Aurora police Chief Vanessa Wilson called the arrest a "very despicable act" at the press conference.
"This video will shock your conscience. It is very disturbing," said Wilson, who took over the department last year. "We're disgusted. We're angry. This is not police work. We don't train this."
Haubert is under investigation over possible attempted first-degree assault, second-degree assault and felony menacing in connection with the Friday incident, according to arrest warrant affidavits written by an Aurora police detective and obtained by The Denver Post.
Officer Francine Martinez faces charges over allegedly not intervening to try to stop Haubert's purported use of force, the documents say.
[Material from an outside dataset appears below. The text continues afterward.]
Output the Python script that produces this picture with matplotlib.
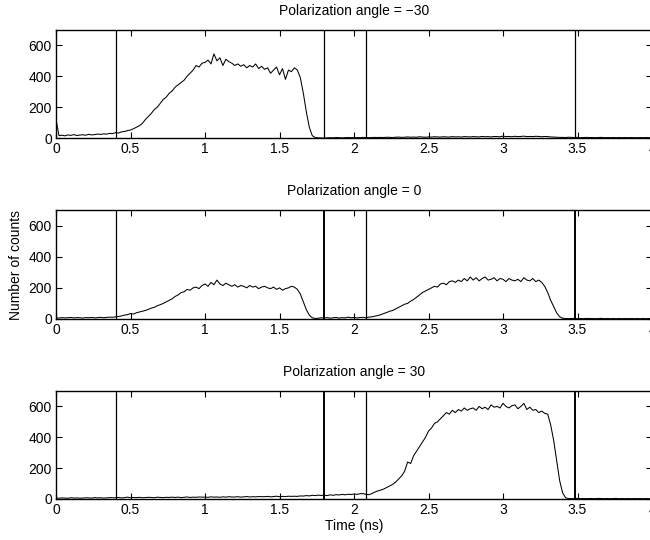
import numpy as np
import matplotlib
matplotlib.use("Agg")
import matplotlib.pyplot as plt

plt.rcParams['font.family'] = ['Liberation Sans', 'DejaVu Sans']
plt.rcParams['font.size'] = 10

# time bins, 0.02 ns steps from 0 to 4 ns
t_start, t_stop, t_step = 0.0, 4.0, 0.02

titles = ["Polarization angle = \u221230", "Polarization angle = 0", "Polarization angle = 30"]

# counts (angle -30)
counts_m30 = [120, 15, 18, 14, 20, 17, 22, 16, 19, 21, 18, 24, 20, 22, 26, 23, 27, 25, 30, 28,
              35, 32, 40, 42, 48, 52, 60, 70, 80, 95,
              120, 140, 160, 185, 200, 225, 250, 265, 290, 305,
              330, 345, 360, 375, 400, 420, 440, 470, 460, 485,
              490, 505, 480, 545, 500, 520, 470, 510, 495, 485,
              470, 480, 465, 475, 455, 470, 460, 480, 450, 465,
              445, 455, 420, 440, 460, 410, 450, 380, 440, 430,
              455, 440, 390, 290, 170, 70, 15, 3, 1, 0,
              0, 1, 2, 1, 3, 2, 1, 2, 3, 2,
              2, 3, 2, 4, 3, 2, 3, 4, 3, 4,
              3, 5, 4, 3, 5, 6, 4, 5, 7, 5,
              6, 5, 8, 6, 5, 7, 6, 8, 7, 6,
              8, 7, 6, 9, 7, 8, 6, 9, 8, 7,
              9, 8, 7, 10, 8, 9, 7, 10, 9, 8,
              12, 9, 10, 8, 11, 9, 10, 12, 9, 10,
              9, 11, 10, 8, 10, 9, 7, 6, 5, 4,
              4, 3, 5, 4, 3, 4, 2, 3, 4, 3,
              3, 2, 3, 4, 2, 3, 2, 3, 2, 3,
              2, 3, 2, 3, 2, 2, 3, 2, 3, 2,
              2]

# angle 0
counts_0 = [8, 6, 9, 7, 8, 10, 7, 9, 8, 6, 9, 8, 10, 7, 9, 11, 8, 10, 12, 11,
            14, 16, 20, 25, 28, 35, 32, 40, 45, 50,
            55, 62, 70, 75, 85, 92, 100, 110, 120, 130,
            145, 155, 170, 175, 190, 185, 200, 205, 195, 215,
            225, 210, 235, 220, 250, 225, 215, 230, 220, 210,
            220, 205, 215, 210, 200, 215, 205, 210, 195, 205,
            210, 200, 195, 205, 190, 200, 185, 195, 200, 210,
            205, 190, 160, 110, 60, 25, 8, 3, 5, 8,
            6, 9, 5, 8, 10, 6, 9, 7, 12, 8,
            10, 7, 9, 11, 8, 12, 14, 18, 22, 28,
            35, 42, 50, 55, 65, 75, 85, 95, 100, 115,
            125, 140, 155, 170, 180, 190, 200, 210, 205, 225,
            230, 220, 240, 245, 235, 250, 240, 260, 245, 270,
            250, 265, 245, 260, 270, 250, 255, 265, 245, 260,
            255, 240, 260, 250, 245, 255, 240, 265, 250, 245,
            260, 240, 250, 235, 210, 170, 120, 80, 40, 15,
            5, 3, 2, 4, 3, 2, 3, 2, 4, 3,
            3, 2, 3, 4, 2, 3, 2, 3, 2, 3,
            2, 3, 2, 3, 2, 3, 2, 3, 2, 3,
            2]

# angle 30
counts_p30 = [6, 5, 7, 6, 5, 8, 6, 7, 5, 6, 8, 7, 6, 9, 7, 8, 6, 7, 9, 8,
              8, 10, 7, 9, 12, 8, 10, 9, 11, 8,
              9, 11, 10, 8, 12, 10, 9, 11, 10, 12,
              10, 12, 9, 11, 13, 10, 12, 11, 13, 12,
              12, 11, 14, 12, 13, 11, 14, 12, 15, 13,
              13, 15, 12, 14, 16, 13, 15, 14, 16, 15,
              15, 17, 14, 16, 18, 15, 17, 16, 18, 17,
              18, 17, 20, 19, 22, 20, 24, 22, 25, 23,
              25, 22, 27, 24, 28, 26, 30, 27, 31, 29,
              32, 30, 34, 35, 30, 28, 35, 45, 52, 58,
              65, 75, 85, 95, 110, 130, 150, 180, 240, 230,
              280, 310, 340, 370, 400, 440, 460, 490, 500, 520,
              540, 560, 550, 575, 560, 580, 570, 590, 575, 585,
              590, 575, 600, 585, 595, 580, 610, 595, 600, 590,
              620, 600, 590, 605, 610, 585, 600, 620, 580, 595,
              575, 580, 560, 570, 555, 550, 480, 380, 250, 120,
              40, 8, 3, 2, 3, 4, 2, 3, 2, 3,
              3, 2, 4, 3, 2, 3, 2, 3, 4, 2,
              3, 2, 3, 2, 3, 2, 3, 2, 3, 2,
              3]

# timing marker positions (ns)
markers = [0.40, 1.80, 2.08, 3.48]

series = [counts_m30, counts_0, counts_p30]
t = np.arange(len(counts_0)) * t_step + t_start

fig = plt.figure(figsize=(6.5, 5.4), dpi=100)
tops = [30, 210, 391]
bottoms = [138, 319, 499]
axes = []
for i in range(3):
    y0 = 1 - bottoms[i] / 540
    h = (bottoms[i] - tops[i]) / 540
    ax = fig.add_axes([56 / 650, y0, (652 - 56) / 650, h])
    ax.plot(t, series[i], color='black', lw=0.75)
    for m in markers:
        w = 0.9
        if i > 0 and m in (1.80, 3.48):
            w = 1.4
        ax.axvline(m, color='black', lw=w)
    ax.set_xlim(0, 4)
    ax.set_ylim(0, 700)
    ax.set_xticks([0, 0.5, 1, 1.5, 2, 2.5, 3, 3.5, 4])
    ax.set_xticklabels(['0', '0.5', '1', '1.5', '2', '2.5', '3', '3.5', '4'])
    ax.set_yticks([0, 200, 400, 600])
    ax.tick_params(direction='in', top=True, right=True, length=4, width=0.8,
                   labelsize=10, pad=3, colors='black')
    for s in ax.spines.values():
        s.set_linewidth(1.0)
        s.set_color('black')
    ax.set_title(titles[i], fontsize=10, pad=11)
    axes.append(ax)

axes[1].set_ylabel("Number of counts", fontsize=10, labelpad=4)
axes[2].set_xlabel("Time (ns)", fontsize=10, labelpad=1)

fig.savefig("out.png", dpi=100)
A new Colorado police accountability law requires law enforcement to intervene when they witness abuses of force.
Both officers have turned themselves in. It wasn't immediately known if they had attorneys.
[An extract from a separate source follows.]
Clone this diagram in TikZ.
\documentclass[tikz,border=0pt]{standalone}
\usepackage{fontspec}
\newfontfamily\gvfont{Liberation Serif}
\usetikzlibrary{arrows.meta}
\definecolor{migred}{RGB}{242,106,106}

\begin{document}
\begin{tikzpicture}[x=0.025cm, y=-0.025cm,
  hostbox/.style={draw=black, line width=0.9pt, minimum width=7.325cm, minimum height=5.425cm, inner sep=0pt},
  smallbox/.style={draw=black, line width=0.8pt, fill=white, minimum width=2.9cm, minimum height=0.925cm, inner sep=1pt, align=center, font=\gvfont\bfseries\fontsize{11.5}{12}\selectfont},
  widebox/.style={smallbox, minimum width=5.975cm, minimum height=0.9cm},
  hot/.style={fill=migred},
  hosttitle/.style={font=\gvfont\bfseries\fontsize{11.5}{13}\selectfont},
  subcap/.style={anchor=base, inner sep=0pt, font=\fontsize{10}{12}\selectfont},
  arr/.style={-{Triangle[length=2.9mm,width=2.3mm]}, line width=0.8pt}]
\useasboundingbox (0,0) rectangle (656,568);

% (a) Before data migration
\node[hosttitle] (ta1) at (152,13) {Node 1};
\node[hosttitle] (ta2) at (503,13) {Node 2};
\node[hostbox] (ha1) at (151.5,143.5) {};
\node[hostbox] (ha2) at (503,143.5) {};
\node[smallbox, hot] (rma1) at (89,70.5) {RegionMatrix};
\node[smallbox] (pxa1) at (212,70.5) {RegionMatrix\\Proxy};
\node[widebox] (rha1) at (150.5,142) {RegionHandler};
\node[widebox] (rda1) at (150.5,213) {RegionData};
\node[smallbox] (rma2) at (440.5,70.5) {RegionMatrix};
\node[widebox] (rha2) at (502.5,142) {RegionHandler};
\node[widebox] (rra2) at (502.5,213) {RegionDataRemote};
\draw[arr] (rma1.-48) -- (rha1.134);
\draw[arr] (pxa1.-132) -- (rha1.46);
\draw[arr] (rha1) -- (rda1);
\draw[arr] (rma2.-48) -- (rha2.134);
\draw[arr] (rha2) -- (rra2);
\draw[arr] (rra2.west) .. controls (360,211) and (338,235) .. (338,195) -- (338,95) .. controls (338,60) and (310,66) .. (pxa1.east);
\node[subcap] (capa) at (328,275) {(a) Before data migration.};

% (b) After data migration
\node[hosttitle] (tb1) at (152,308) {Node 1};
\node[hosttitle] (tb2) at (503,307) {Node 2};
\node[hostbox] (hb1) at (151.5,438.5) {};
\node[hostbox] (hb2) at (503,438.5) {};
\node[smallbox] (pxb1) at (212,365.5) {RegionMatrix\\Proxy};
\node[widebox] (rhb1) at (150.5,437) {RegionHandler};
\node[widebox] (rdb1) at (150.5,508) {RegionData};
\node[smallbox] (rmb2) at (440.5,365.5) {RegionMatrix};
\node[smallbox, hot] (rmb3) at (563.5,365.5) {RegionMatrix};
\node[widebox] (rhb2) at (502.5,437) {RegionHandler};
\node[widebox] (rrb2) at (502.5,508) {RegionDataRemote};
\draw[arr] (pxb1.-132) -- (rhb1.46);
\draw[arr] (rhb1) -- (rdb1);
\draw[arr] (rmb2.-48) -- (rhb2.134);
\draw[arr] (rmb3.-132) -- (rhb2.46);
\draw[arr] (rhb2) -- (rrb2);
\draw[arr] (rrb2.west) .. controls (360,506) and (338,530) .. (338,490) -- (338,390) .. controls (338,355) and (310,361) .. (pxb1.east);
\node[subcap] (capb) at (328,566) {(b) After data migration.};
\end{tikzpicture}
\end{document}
Haubert and Martinez were dispatched Friday afternoon to investigate a trespassing report. The officers encountered three people who had outstanding felony warrants and tried to arrest them. Two ran way, the documents say.
Haubert drew his pistol and pointed it at the third suspect, who did not resist. Haubert allegedly grabbed the back of the man's neck, pressed his gun against the man's head, then struck the man's head with his pistol at least seven times while ordering him to lie on his stomach, the documents say.
A still image taken from an officer's body camera footage and included in the affidavit allegedly shows Haubert choking the man. On the footage, Haubert told a sergeant after the arrest, "I was going to shoot him but I didn't know if I had a round in it or not," the documents state. Haubert also said blood on the man was from "pistol-whipping him."
Aurora's troubled police department has been involved in several abuse-of-force incidents in recent years. The most egregious was the 2018 death of McClain, a 23-year-old Black man who died after being confronted by police responding to a citizen's call about a "suspicious" person in their neighborhood.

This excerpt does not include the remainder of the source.